Transmute results in strange order

hi,
I am new to rust and still studying it. I would like to read/write struct from/to binary file and found some peoples use transmute to map an array from/to a struct. However, the result of transmute is in strange order. Here is the code:

use std::mem::{size_of,transmute};
use std::fs::File;

#[derive(Debug)]
struct Header{
byte_order:[u8;2],
magic_value:u16,
offset:u32,
}
fn main() {
let example_header = Header{
byte_order:[1,2],
magic_value:3,
offset:4,
};

let array:[u8;size_of::<Header>()] = unsafe { transmute(example_header) };

println!("{:#?}",array);

}

and the result is :
[
4,
0,
0,
0,
1,
2,
3,
0,
]
any idea?

The layout of types is not guaranteed unless you use something like #[repr(C)] on the type definition to force a specific layout. I did recommend using a crate like bytemuck instead of using std::mem::transmute. Bytemuck verifies that the layout is fixed and doesn't have any padding. As such it allows you to transmute between your type and raw bytes without any unsafe code.

2 Likes

thanks a lot, it works after I put the #[repr(C)].
I will look into the bytemuck as I am still learning how to use 3rd party crate. thank again

I wrote about using this exact trick a while back:

However, in general I would recommend avoiding the "transmute file contents to a struct" method of loading data from disk.
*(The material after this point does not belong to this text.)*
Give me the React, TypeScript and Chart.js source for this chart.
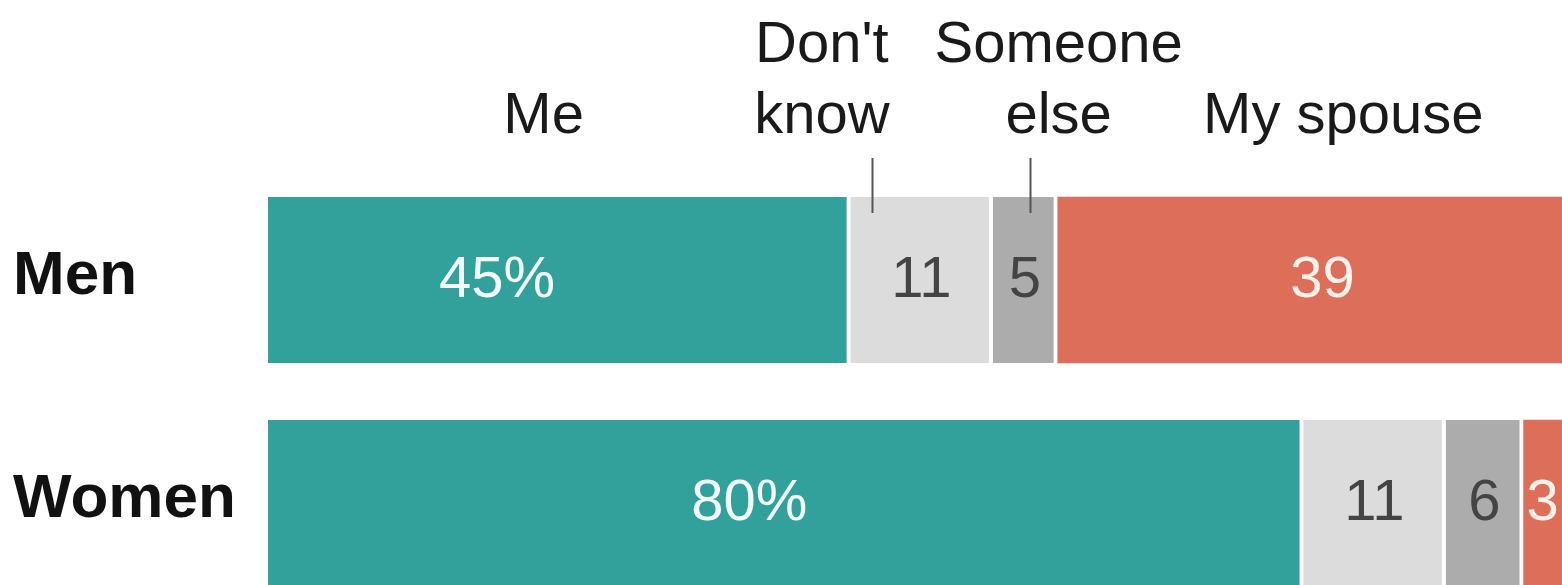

It's an unsafe operation for some very good reasons and makes it easy to write code for loading/saving files that is non-portable (i.e. with transmute(), endianness matters) and error-prone (how do you know the file actually contains a Header, not checking your array sizes can result in UB, any pointers you get will be complete garbage, etc.).

Instead, assuming you can't change to a well-specified format (e.g. JSON), I would normally write code for manually loading each object and their fields. A decoder like that tends to be pretty fast to write and has a negligible performance impact.

You can also parse binary formats declaratively using something like the binrw crate.